Records with drawing code
========

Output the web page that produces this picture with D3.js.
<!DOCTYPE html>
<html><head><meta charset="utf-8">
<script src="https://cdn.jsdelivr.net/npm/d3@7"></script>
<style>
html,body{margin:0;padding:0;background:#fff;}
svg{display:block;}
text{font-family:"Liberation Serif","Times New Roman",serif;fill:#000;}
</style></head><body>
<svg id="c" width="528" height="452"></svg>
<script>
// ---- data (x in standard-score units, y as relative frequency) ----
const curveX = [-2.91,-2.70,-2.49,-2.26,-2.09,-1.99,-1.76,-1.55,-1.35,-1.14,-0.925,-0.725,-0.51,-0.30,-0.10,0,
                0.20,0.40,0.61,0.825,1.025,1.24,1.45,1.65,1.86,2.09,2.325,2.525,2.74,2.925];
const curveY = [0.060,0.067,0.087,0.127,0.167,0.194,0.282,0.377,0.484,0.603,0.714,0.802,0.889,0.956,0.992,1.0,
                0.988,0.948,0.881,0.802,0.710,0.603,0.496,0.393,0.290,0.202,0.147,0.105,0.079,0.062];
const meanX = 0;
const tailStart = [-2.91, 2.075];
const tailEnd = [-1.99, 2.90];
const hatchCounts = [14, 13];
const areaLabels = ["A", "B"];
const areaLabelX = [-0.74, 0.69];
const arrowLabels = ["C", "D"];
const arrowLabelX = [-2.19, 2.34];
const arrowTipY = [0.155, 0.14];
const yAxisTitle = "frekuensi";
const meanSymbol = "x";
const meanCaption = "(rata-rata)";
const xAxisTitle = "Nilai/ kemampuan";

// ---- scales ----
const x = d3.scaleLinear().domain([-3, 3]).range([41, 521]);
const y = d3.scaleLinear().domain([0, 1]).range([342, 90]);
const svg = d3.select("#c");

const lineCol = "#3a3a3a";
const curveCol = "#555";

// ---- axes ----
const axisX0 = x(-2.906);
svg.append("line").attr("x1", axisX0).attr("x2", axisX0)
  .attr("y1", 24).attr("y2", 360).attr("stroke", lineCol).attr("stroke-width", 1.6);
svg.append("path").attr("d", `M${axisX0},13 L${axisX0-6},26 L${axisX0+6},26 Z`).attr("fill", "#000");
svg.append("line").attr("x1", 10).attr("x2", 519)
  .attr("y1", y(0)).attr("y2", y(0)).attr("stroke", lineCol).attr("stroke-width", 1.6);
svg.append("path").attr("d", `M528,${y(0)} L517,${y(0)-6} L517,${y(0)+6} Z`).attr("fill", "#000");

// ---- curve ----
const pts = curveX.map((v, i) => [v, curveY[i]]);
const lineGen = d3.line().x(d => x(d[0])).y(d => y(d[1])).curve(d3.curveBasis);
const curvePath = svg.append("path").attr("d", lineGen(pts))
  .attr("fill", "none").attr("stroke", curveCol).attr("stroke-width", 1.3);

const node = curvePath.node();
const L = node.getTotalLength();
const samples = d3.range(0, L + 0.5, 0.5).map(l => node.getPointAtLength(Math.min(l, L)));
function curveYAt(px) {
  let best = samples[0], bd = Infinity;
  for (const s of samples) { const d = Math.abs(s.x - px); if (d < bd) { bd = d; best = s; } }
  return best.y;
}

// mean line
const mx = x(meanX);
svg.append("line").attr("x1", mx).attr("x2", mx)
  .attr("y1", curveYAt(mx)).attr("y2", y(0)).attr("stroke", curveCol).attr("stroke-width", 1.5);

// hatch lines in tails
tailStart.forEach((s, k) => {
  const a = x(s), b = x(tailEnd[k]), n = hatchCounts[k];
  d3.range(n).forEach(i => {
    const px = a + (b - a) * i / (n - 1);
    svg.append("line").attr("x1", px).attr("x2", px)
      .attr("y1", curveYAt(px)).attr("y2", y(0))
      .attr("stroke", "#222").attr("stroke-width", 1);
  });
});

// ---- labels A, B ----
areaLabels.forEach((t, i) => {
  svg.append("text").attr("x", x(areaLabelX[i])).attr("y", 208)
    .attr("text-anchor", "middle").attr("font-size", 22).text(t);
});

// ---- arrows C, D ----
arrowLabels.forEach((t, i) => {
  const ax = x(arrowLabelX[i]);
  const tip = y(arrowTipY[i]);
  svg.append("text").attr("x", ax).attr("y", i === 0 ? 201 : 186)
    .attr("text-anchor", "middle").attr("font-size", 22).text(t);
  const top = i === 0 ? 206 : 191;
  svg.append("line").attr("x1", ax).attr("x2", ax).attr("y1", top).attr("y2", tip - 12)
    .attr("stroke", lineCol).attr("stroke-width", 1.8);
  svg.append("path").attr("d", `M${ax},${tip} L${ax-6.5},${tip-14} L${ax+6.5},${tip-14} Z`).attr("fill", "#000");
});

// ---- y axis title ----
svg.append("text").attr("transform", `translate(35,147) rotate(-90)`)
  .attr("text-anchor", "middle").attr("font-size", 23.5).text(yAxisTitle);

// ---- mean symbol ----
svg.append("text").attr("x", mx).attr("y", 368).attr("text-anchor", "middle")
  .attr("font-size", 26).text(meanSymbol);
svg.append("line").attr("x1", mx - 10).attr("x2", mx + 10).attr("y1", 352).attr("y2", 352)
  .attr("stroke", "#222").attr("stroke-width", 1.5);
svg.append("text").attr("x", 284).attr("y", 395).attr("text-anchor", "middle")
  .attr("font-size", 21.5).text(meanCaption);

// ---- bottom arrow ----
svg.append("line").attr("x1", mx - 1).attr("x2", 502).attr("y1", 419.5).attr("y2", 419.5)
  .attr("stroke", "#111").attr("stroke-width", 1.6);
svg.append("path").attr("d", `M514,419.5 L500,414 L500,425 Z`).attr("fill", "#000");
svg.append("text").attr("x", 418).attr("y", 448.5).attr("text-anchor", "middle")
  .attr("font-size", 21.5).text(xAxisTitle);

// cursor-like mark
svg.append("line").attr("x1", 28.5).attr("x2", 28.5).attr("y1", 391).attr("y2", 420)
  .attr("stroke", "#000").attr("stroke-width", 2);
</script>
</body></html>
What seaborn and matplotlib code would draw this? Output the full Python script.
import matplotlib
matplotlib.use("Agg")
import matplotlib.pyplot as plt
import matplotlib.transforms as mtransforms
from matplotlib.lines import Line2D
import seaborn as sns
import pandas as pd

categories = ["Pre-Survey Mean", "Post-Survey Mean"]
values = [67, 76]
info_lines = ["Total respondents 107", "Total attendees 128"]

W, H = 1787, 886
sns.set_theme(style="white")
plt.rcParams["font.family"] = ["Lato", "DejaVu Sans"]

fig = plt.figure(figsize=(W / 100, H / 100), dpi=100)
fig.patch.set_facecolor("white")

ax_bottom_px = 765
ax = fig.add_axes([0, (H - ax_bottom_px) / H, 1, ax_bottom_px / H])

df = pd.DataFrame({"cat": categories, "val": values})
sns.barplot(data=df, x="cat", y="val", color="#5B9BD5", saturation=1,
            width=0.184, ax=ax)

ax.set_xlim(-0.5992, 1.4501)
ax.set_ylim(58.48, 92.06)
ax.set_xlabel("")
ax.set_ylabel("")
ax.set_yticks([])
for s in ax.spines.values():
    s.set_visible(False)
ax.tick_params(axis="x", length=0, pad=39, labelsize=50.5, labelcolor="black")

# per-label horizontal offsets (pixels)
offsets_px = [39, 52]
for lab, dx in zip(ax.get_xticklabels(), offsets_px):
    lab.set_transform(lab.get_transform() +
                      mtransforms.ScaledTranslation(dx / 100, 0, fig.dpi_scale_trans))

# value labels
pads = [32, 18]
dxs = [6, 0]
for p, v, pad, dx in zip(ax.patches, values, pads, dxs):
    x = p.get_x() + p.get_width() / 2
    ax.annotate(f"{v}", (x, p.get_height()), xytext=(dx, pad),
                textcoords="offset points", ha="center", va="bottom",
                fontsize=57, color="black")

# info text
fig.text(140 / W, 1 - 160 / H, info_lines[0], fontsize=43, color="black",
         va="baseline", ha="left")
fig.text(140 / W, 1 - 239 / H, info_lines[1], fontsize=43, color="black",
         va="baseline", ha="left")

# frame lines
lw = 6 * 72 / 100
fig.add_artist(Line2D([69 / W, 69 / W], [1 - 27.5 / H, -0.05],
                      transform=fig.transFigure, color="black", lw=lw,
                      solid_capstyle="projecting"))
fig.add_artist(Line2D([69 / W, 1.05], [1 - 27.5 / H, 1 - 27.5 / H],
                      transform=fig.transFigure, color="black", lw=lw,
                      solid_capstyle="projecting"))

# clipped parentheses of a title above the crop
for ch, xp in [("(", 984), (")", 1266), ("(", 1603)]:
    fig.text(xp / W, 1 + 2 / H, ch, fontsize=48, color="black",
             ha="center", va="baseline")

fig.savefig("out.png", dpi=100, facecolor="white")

========

● **SHORT EXERCISE**
Above are records; repeat only the lines starting at the line with "What seaborn and" and ending at the line with "ax = fig.add_axes([0, (H", exactly as they appear, both included.

● **REPLY**
What seaborn and matplotlib code would draw this? Output the full Python script.
import matplotlib
matplotlib.use("Agg")
import matplotlib.pyplot as plt
import matplotlib.transforms as mtransforms
from matplotlib.lines import Line2D
import seaborn as sns
import pandas as pd

categories = ["Pre-Survey Mean", "Post-Survey Mean"]
values = [67, 76]
info_lines = ["Total respondents 107", "Total attendees 128"]

W, H = 1787, 886
sns.set_theme(style="white")
plt.rcParams["font.family"] = ["Lato", "DejaVu Sans"]

fig = plt.figure(figsize=(W / 100, H / 100), dpi=100)
fig.patch.set_facecolor("white")

ax_bottom_px = 765
ax = fig.add_axes([0, (H - ax_bottom_px) / H, 1, ax_bottom_px / H])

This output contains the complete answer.